Untuk mendapatkan restu Sri Paus atas tarekat yang didirikannya, sekaligus merayakan Tahun Suci 1350, maka pada tahun 1349, Birgitta pindah ke Roma ditemani oleh Katarina anaknya. Di Roma ia bertapa keras, memperhatikan orang-orang miskin dan sakit serta memberikan nasehat kepada Sri Paus mengenai masalah-masalah politis. Ia pun berusaha agar Takhta Suci dipindahkan kembali dari Avignon ke Roma. Untuk maksud itu, ia tak henti-hentinya menasehati Paus Klemens VI (1342-1352), Urbanus V (1363-1370) dan Gregorius XI (1370-1378) agar kembali ke Roma. Pada tahun 1371, Sri Paus Urbanus V memberikan restu untuk tarekat Brigittin.
Birgitta memiliki kemampuan kenabian dan meramalkan banyak peristiwa kerohanian dan politik. la banyak kali mengalami hambatan dan pengejaran, namun tidak pernah berkecil hati. la teguh dalam iman dan panggilannya yang suci. Setelah suatu perjalanan ke Tanah Suci pada tahun 1371, Birgitta kembali ke Roma. Dua tahun kemudian pada tanggal 23 April 1373, Birgitta meninggal dunia di Roma. Paus Bonifasius IX (1389-1404) menggelari dia 'santa' pada tahun 1391.

Santo Apolinaris, Martir
Apolinaris adalah uskup pertama kota Ravenna, Italia. Ia berasal dari Antiokia dan ditunjuk sebagai uskup kota Ravenna oleh Santo Petrus sendiri. Sebagai Uskup Ravenna, Apolinaris menemui berbagai kesulitan yang berat. Ia dibuang dari Ravenna sebanyak empat kali oleh orang-orang kafir dan menjadi sasaran penyiksaan yang ngeri setiap kali ia ditahan. Kata orang, ia disiksa hingga mati oleh rakyat banyak selama masa penganiayaan dari Kaisar Vespasianus (67-69).

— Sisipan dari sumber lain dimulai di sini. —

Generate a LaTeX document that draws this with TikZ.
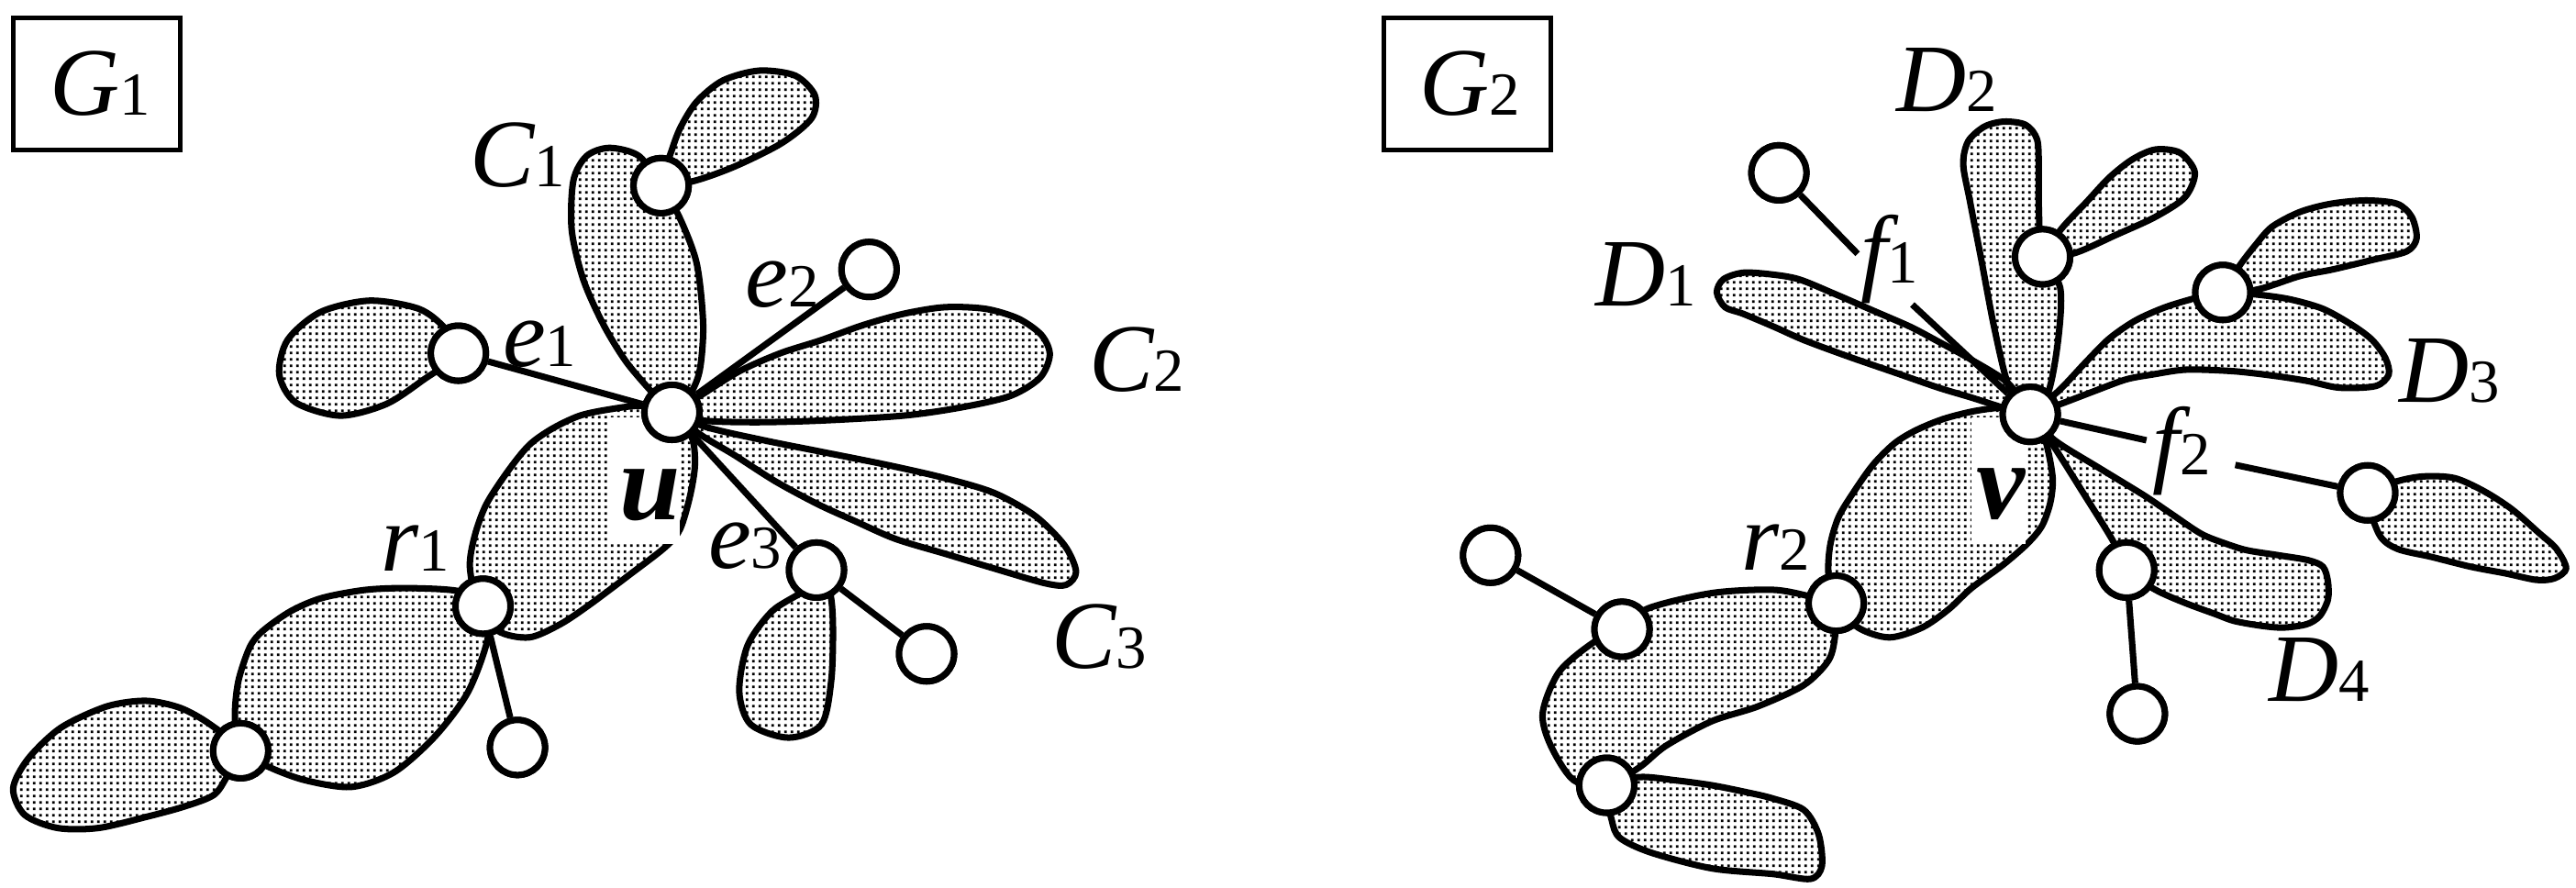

Tetapi Santo Petrus Chrysologus, Uskup Ravenna pada abad ke-5, menyatakan bahwa meskipun Apolinaris menderita penganiayaan hebat, numun ia tetap bertahan dalam penderitaan itu. la menghormati Apolinaris sebagai seorang martir bukan karena Apolinaris mati sebagai seorang martir, melainkan karena ia banyak menderita karena imannya kepada Kristus. Apolinaris dikenal sebagai salah seorang martir abad pertama kekristenan.